** START **

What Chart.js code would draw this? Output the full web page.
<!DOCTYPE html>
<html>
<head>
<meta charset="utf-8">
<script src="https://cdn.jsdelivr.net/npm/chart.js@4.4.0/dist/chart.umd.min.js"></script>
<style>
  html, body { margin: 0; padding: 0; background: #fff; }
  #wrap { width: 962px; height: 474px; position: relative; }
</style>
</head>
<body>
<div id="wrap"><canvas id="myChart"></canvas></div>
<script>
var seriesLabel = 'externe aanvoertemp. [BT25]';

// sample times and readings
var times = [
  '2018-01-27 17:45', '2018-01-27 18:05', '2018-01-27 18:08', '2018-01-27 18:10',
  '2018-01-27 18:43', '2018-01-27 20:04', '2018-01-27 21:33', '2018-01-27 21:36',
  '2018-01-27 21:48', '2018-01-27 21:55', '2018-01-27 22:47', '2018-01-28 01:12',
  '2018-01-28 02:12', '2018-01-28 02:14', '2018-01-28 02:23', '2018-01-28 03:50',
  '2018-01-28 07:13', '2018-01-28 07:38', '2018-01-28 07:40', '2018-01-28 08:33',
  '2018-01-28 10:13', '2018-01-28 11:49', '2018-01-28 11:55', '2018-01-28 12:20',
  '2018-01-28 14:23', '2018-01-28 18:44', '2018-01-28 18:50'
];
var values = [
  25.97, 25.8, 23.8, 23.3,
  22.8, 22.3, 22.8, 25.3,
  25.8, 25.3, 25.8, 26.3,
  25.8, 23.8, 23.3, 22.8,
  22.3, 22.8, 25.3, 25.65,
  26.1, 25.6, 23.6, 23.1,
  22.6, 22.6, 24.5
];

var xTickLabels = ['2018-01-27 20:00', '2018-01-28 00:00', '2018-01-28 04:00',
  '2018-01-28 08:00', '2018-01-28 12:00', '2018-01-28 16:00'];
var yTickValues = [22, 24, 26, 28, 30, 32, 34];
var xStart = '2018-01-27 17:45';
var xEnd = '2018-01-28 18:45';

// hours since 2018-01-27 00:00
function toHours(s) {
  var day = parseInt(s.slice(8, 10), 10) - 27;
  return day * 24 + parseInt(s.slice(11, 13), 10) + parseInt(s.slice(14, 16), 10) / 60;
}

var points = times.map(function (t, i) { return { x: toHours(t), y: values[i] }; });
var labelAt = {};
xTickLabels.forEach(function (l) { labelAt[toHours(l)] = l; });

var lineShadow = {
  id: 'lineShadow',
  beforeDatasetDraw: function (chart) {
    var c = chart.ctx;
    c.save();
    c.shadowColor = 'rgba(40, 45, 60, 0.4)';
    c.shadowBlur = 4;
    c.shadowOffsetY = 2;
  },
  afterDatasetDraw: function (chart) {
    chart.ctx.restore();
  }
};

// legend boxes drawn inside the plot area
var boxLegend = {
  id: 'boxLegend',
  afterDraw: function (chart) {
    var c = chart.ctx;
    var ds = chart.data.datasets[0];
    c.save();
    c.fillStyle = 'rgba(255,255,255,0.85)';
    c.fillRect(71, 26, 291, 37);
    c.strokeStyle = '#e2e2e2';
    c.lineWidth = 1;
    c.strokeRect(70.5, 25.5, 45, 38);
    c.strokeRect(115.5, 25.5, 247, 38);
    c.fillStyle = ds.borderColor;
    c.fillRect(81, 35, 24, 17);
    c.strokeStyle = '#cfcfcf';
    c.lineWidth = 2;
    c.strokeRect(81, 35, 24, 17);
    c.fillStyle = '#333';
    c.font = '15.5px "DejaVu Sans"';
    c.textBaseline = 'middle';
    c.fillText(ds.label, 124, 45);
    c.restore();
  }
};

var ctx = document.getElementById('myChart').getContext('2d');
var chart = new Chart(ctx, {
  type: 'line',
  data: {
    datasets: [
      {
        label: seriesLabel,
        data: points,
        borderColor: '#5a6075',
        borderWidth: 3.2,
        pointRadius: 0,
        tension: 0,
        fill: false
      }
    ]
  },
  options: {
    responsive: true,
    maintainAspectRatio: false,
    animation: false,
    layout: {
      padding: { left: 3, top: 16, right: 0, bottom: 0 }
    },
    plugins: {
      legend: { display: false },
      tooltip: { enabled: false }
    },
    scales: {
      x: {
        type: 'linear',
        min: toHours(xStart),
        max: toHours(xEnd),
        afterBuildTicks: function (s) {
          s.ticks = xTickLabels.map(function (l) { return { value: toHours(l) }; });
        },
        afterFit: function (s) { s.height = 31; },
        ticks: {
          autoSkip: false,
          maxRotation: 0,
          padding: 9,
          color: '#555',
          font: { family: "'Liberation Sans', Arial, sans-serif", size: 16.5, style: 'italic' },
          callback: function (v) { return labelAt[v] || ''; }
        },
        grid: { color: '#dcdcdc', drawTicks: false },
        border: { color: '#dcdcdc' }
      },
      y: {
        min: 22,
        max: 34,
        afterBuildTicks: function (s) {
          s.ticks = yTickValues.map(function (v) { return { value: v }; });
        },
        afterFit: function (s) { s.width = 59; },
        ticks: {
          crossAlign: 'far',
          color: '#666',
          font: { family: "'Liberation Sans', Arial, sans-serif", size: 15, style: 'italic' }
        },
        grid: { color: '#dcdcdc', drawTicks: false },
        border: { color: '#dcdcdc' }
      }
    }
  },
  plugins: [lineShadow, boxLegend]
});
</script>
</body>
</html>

** END **

Exercise directions
Print the material above verbatim, first line through the line containing "var seriesLabel = 'externe", both included.

Output below
What Chart.js code would draw this? Output the full web page.
<!DOCTYPE html>
<html>
<head>
<meta charset="utf-8">
<script src="https://cdn.jsdelivr.net/npm/chart.js@4.4.0/dist/chart.umd.min.js"></script>
<style>
  html, body { margin: 0; padding: 0; background: #fff; }
  #wrap { width: 962px; height: 474px; position: relative; }
</style>
</head>
<body>
<div id="wrap"><canvas id="myChart"></canvas></div>
<script>
var seriesLabel = 'externe aanvoertemp. [BT25]';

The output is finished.